最近の東大生の就職先としては、官僚に代わる形で、外資系のコンサルや投資銀行を志望する学生が多いとされる。将来を強く意識する上級生の見方はどうか。学部生の入学式の後、大学院向けの式に出席するために入れ替わるように現れた院生たちに、最近の実情をたずねた。

理系の男子院生は、「就職先として最も人気なのはコンサルだ。1番の理由は給料の高さ。官僚は激務の割に薄給なので人気はない。同じぐらいの仕事量でコンサルだともっとお金がもらえる。入学時は官僚を目指す人も多いが、みんな流されるようにコンサルに変わっていく」と明かす。

一方で、別の理系の男子院生は「コンサルは人気過剰になり、成熟期に入ってきているとも感じる」と説明する。「いきなりベンチャーに入ったり、起業したりといったケースもあり、これからは小規模でも株を持ちながら、経営に携われる仕事に次の波が来るのではないか」(同)。

この学生は、海外での就職か、外資系の投資銀行やコンサルを考えている一方、将来的には起業も選択肢に入れているという。

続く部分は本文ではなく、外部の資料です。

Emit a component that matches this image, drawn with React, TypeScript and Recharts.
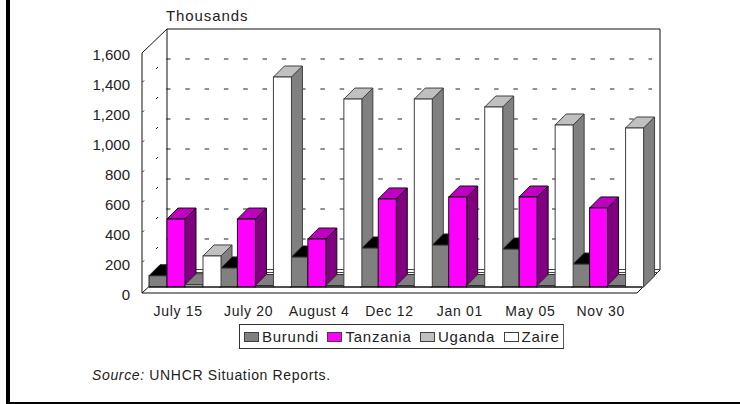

新興企業育成に力を入れる政府は、スタートアップへの投資額を2027年度に10兆円規模に拡大する目標を掲げ、東大でもAI(人工知能)分野などを中心に起業が目立つ。時代の流れに敏感な東大生からは、将来の道を決めるうえで、複線化が進む日本社会の行く末を冷静に見極めようとする姿勢も感じた。

社会が多様化し、選択肢が広がる中で、日本を代表する新入生の秀才たちは、これからどんな道を進むのか。変化に揺れる東大生の意識の一端も感じさせられた、春の日の晴れ舞台だった。